No Diário da Manhã, nos primórdios da década de 1980, trabalhara com grandes nomes da imprensa. Mino Carta, fundador e diretor de redação da Carta Capital, contribuiu para o jornal. “Peguei um avião aqui e fui para o Rio de Janeiro. Agora, imagine o Mino Carta, que dirigia O Globo, vir trabalhar em Goiás? Tive de convencê-lo.”

Segundo Batista, o Diário da Manhã era para ser um jornal para o Brasil, mas evidentemente ao longo do tempo seu projeto acabou fracassando. “O Brasil vai abrir”, diz ele, em alusão as Diretas Já, “e nós precisamos de um jornal para o Brasil”. Em Goiás, de acordo com o jornalista, os profissionais da imprensa são todos analfabetos e ignorantes. 

“Porra, como que pode um cara que nem saber latim cogitar a hipótese de ser jornalista?”, questiona-se ele.

Mas a experiência com o “jornal para o Brasil” durou pouquíssimo tempo. Após dois anos, o DM faliu pela primeira vez. “Fiquei fechado por 25 anos, sem nem estar fechado. Acredita? Quando reabri, o Estado disse que eu poderia ter uma ajuda. Eu falei que não ajuda porra nenhuma”, afirma.

Para o jornalista Ivanoel Mendes, responsável pelo DM online, Batista Custódio é “um jornalista brilhante, mas um péssimo administrador.” Ele afirma que o diretor representa um período importante na história do jornalismo em Goiás. Na visão de Ivanoel, Batista é bom em apenas uma coisa: ser jornalista.

Espiritismo

Espirita, Batista acredita que o mundo mudará quando a alma dos homens evoluir. No Diário da Manhã, inclusive, há corriqueiramente psicografias de Fábio Nasser, seu filho, que morreu na década de 1990, após entrar em profunda depressão. Nasser fora repórter e editor de política do jornal e, segundo uma professora da PUC, ele gostava de usar entorpecentes.

Em determinado trecho do diálogo, Batista citou o filólogo e filósofo Nietzsche: “Eu gosto da ideia dele, mas ele mudou, se tornou cristão.” Batista afirmou que há escritos que comprovam que o pensador alemão deixou, no final da vida, de ser ateu. Aproveitou ainda para citar uma obra de Getúlio Vargas que, de acordo com ele, também fora psicografada. Neste livro, Vargas falaria o porquê da rixa com Carlos Lacerda. “Lacerda era a encarnação de Marat”, assegurou.

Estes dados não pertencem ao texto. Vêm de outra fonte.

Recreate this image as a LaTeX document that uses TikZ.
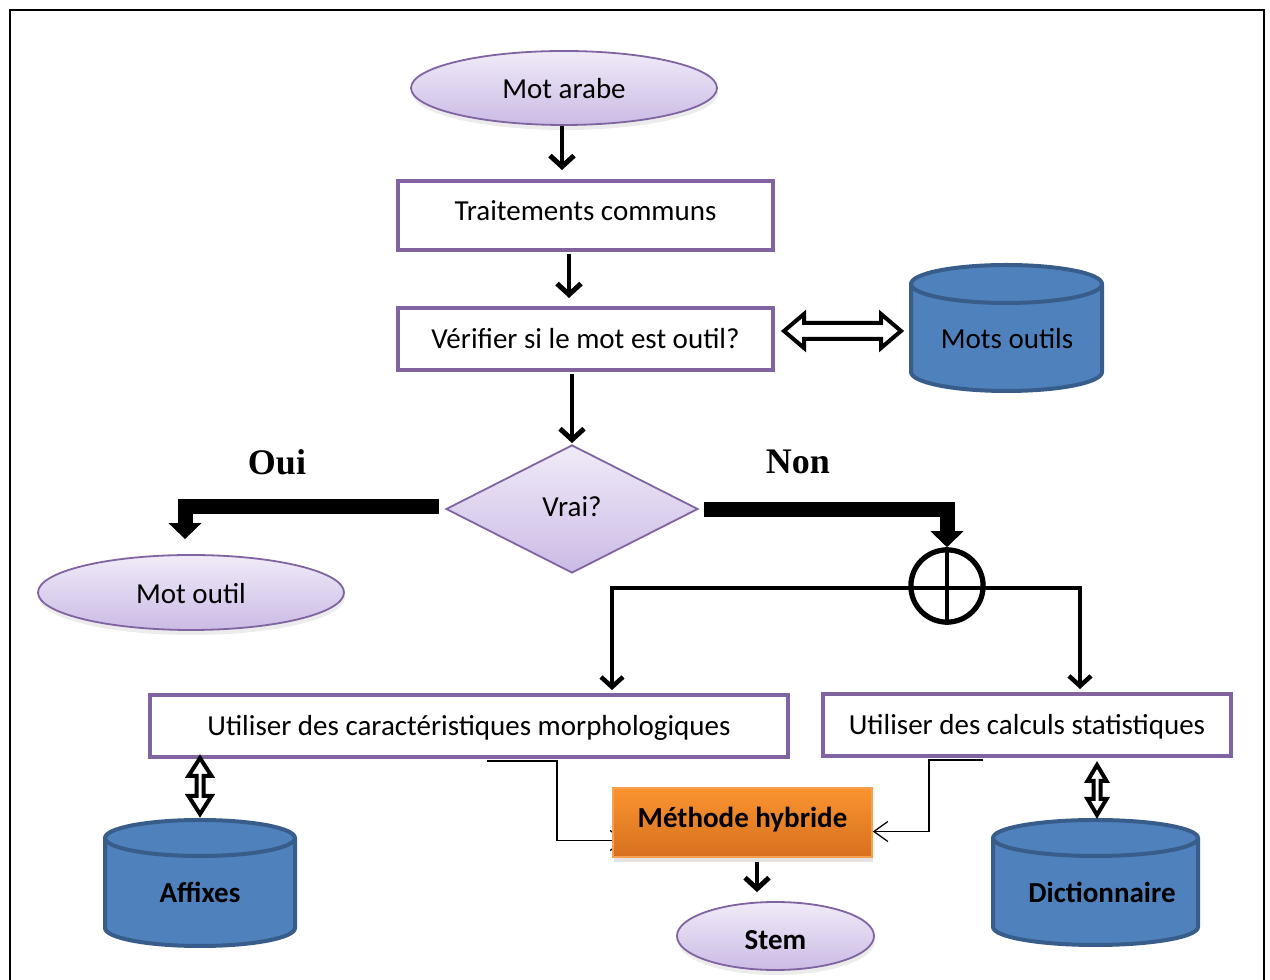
\documentclass[tikz,border=0pt]{standalone}
\usepackage{fontspec}
\setmainfont{Carlito}
\newfontfamily\labelfont{Liberation Serif}
\usetikzlibrary{arrows.meta,shapes.geometric,shadows,backgrounds,calc}

\definecolor{boxline}{RGB}{128,100,162}
\definecolor{lavtop}{RGB}{240,235,248}
\definecolor{lavbot}{RGB}{203,187,229}
\definecolor{dbfill}{RGB}{79,129,189}
\definecolor{dbline}{RGB}{56,93,138}
\definecolor{orgtop}{RGB}{250,148,48}
\definecolor{orgbot}{RGB}{214,112,30}
\definecolor{orgline}{RGB}{247,160,80}

% cylinder: left x, right x, top y, bottom y, end radius
\newcommand{\dbcylinder}[5]{%
  \filldraw[dbbody] (#1,#3-#5) -- (#1,#4+#5)
    arc[start angle=180,end angle=360,x radius={(#2-#1)/2},y radius=#5]
    -- (#2,#3-#5)
    arc[start angle=0,end angle=180,x radius={(#2-#1)/2},y radius=#5] -- cycle;
  \draw[dbbody] (#1,#3-#5)
    arc[start angle=180,end angle=360,x radius={(#2-#1)/2},y radius=#5];}

% hollow two-headed horizontal arrow: x1, x2, y
\newcommand{\hollowH}[3]{%
  \draw[hollow] (#1,#3) -- (#1+20,#3+17) -- (#1+20,#3+8) -- (#2-20,#3+8)
    -- (#2-20,#3+17) -- (#2,#3) -- (#2-20,#3-17) -- (#2-20,#3-8)
    -- (#1+20,#3-8) -- (#1+20,#3-17) -- cycle;}

% hollow two-headed vertical arrow: x, top y, bottom y, half head, head length
\newcommand{\hollowV}[5]{%
  \draw[hollow] (#1,#2) -- (#1+#4,#2-#5) -- (#1+3.5,#2-#5) -- (#1+3.5,#3+#5)
    -- (#1+#4,#3+#5) -- (#1,#3) -- (#1-#4,#3+#5) -- (#1-3.5,#3+#5)
    -- (#1-3.5,#2-#5) -- (#1-#4,#2-#5) -- cycle;}

\begin{document}
\begin{tikzpicture}[x=1pt,y=1pt,
  every node/.style={font=\fontsize{29}{34}\selectfont, inner sep=0pt},
  procbox/.style={rectangle, draw=boxline, line width=4pt, fill=white},
  oval/.style={ellipse, draw=boxline, line width=1.8pt, top color=lavtop,
    bottom color=lavbot,
    drop shadow={opacity=0.15, shadow xshift=1pt, shadow yshift=-5pt}},
  decision/.style={diamond, draw=boxline, line width=1.8pt, top color=lavtop,
    bottom color=lavbot, aspect=1.97},
  hybrid/.style={rectangle, draw=orgline, line width=1.5pt, top color=orgtop,
    bottom color=orgbot, font=\fontsize{29}{34}\selectfont\bfseries,
    drop shadow={opacity=0.22, shadow xshift=1pt, shadow yshift=-5pt}},
  dbbody/.style={fill=dbfill, draw=dbline, line width=4pt},
  dbtext/.style={font=\fontsize{29}{34}\selectfont},
  hollow/.style={draw=black, line width=4pt, fill=white, line join=miter},
  flow/.style={line width=4pt,
    -{Straight Barb[length=11pt,width=24pt,line width=5pt]}},
  branch/.style={line width=3.5pt,
    -{Straight Barb[length=10pt,width=22pt,line width=4.5pt]}},
  block/.style={line width=15pt, line join=miter,
    -{Triangle[length=16pt,width=32pt]}},
  thinlink/.style={line width=1.3pt, -{Straight Barb[length=14pt,width=20pt]}},
  answer/.style={font=\fontsize{36}{40}\selectfont\labelfont\bfseries}
]
\useasboundingbox (0,0) rectangle (1270,980);

% outer frame
\draw[line width=2pt] (10,-10) -- (10,970) -- (1264,970) -- (1264,-10);

% process chain
\node[oval, minimum width=306, minimum height=74, text height=22pt, text depth=0pt] (motarabe) at (564,892) {Mot arabe};
\node[procbox, minimum width=375, minimum height=69] (trait) at (585.5,764.5) {\raisebox{10pt}{Traitements communs}};
\node[procbox, minimum width=375, minimum height=62] (verif) at (585.5,641) {Vérifier si le mot est outil?};
\node[decision, minimum width=252, minimum height=128] (vrai) at (572,471) {\raisebox{4pt}{Vrai?}};
\node[oval, minimum width=306, minimum height=75, text height=22pt, text depth=0pt] (motoutil) at (191,387.5) {Mot outil};

\node[answer] (oui) at (277,518) {Oui};
\node[answer] (non) at (798,518) {Non};

% databases
\dbcylinder{911}{1102}{715}{589}{19}
\node[dbtext] (motsoutils) at (1007,641) {Mots outils};
\dbcylinder{105}{295}{160}{34}{18}
\node[dbtext, font=\fontsize{29}{34}\selectfont\bfseries] (affixes) at (200,88) {Affixes};
\dbcylinder{993}{1198}{160}{35}{18}
\node[dbtext, font=\fontsize{29}{34}\selectfont\bfseries] (dico) at (1102,88) {Dictionnaire};

% junction
\node[circle, draw, line width=3.5pt, minimum size=74, fill=white] (xor) at (947,394) {};

\node[procbox, minimum width=638, minimum height=62, text height=26pt, text depth=6pt] (morph) at (469,254) {Utiliser des caractéristiques morphologiques};
\node[procbox, minimum width=408, minimum height=62, text height=26pt, text depth=6pt] (stat) at (1027,255) {Utiliser des calculs statistiques};

\node[hybrid, minimum width=259, minimum height=69, text height=21pt, text depth=10pt] (meth) at (742.5,157.5) {Méthode hybride};
\node[oval, minimum width=197, minimum height=68, text height=27pt, text depth=0pt, font=\fontsize{29}{34}\selectfont\bfseries] (stem) at (775.5,44) {Stem};

% main flow
\draw[flow, shorten >=9pt] ([xshift=-2pt]motarabe.south) -- ([xshift=-2pt]motarabe.south |- trait.north);
\draw[flow, shorten <=2pt, shorten >=8pt] ([xshift=-16.5pt]trait.south) -- ([xshift=-16.5pt]verif.south |- verif.north);
\draw[flow, shorten <=2pt, shorten >=1pt] (verif.south -| vrai.north) -- (vrai.north);

% yes / no branches
\draw[block] ([xshift=-6pt,yshift=2pt]vrai.west) -| ($(motoutil.north)+(-6,15)$);
\draw[block] ([xshift=5pt,yshift=-1pt]vrai.east) -| (xor.north);

% junction branches
\draw[line width=3.5pt] (xor.north) -- (xor.south);
\draw[branch] ([yshift=-2pt]xor.center) -| ([xshift=143pt,yshift=3pt]morph.north);
\draw[branch] ([yshift=-2pt]xor.center) -| ([xshift=53pt,yshift=3pt]stat.north);
\draw[line width=3.5pt] (xor) circle[radius=35.25];

% database links
\hollowH{784}{901}{649}
\hollowV{200}{222}{166}{11.5}{18}
\hollowV{1097}{215}{165}{9.5}{16}

% links into the hybrid method
\begin{scope}[on background layer]
\draw[thinlink] ([xshift=18pt,yshift=-2pt]morph.south) -- ([xshift=88pt,yshift=-2pt]morph.south) |- ([xshift=13pt,yshift=-18pt]meth.west);
\end{scope}
\draw[thinlink] ([xshift=-44pt,yshift=-2pt]stat.south) -- ([xshift=-98pt,yshift=-2pt]stat.south) |- ([yshift=-9pt]meth.east);

\draw[flow, shorten >=9pt] ([xshift=14.5pt,yshift=-4pt]meth.south) -- ([xshift=14.5pt]meth.south |- stem.north);
\end{tikzpicture}
\end{document}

Confrontado sobre a existência de Deus, Batista disse que é inadmissível não se crer nele. Segundo o jornalista, o homem vem ao mundo para sofrer.

Jornalista e literatura

Batista afirma que jornalismo e literatura andam de mãos dadas. “Jornalista tem de levar o leitor aonde ele não pode ir”, aconselha. Jéssica Fernandes, repórter do DM Revista, declarou que Batista é bastante exigente. “Quer que nós escrevamos reportagens com criatividade”, revela.

No final da conversa, Batista demostrou todo o fascínio que nutre por Shakespeare, comparando-o a Machado de Assis e, depois, afirmando que o dramaturgo inglês é totalmente incomparável e único. Mas, para se entender uma narrativa, na visão do diretor, Homero, símbolo da cultura antiga, é fundamental.

Editor do DM Revista, Neil Oliveira disse que todo dia aprende muito com Batista. “Ele é locão. Fala o que vem na cabeça, não têm papas na língua, mas eu aprendo muito com ele”, diz.

Desfecho

Após aproximadamente quatro horas de conversa, os alunos foram embora com uma grande certeza: Batista carrega uma bagagem de mundo peculiar. Leitor voraz, e de clássicos, ele também é fã de música clássica.

Os alunos apertaram as mãos de Batista, e o agradeceram pela entrevista.

Quando eles viravam as costas, o jornalista indaga:

“Sabe por que eu gosto de mulher?”

Todos ficaram lacônicos.

“Porque as feias são obras do diabo, e as bonitas são obras de Deus.”

Batista Custódio é isto: esquisitice em carne e osso.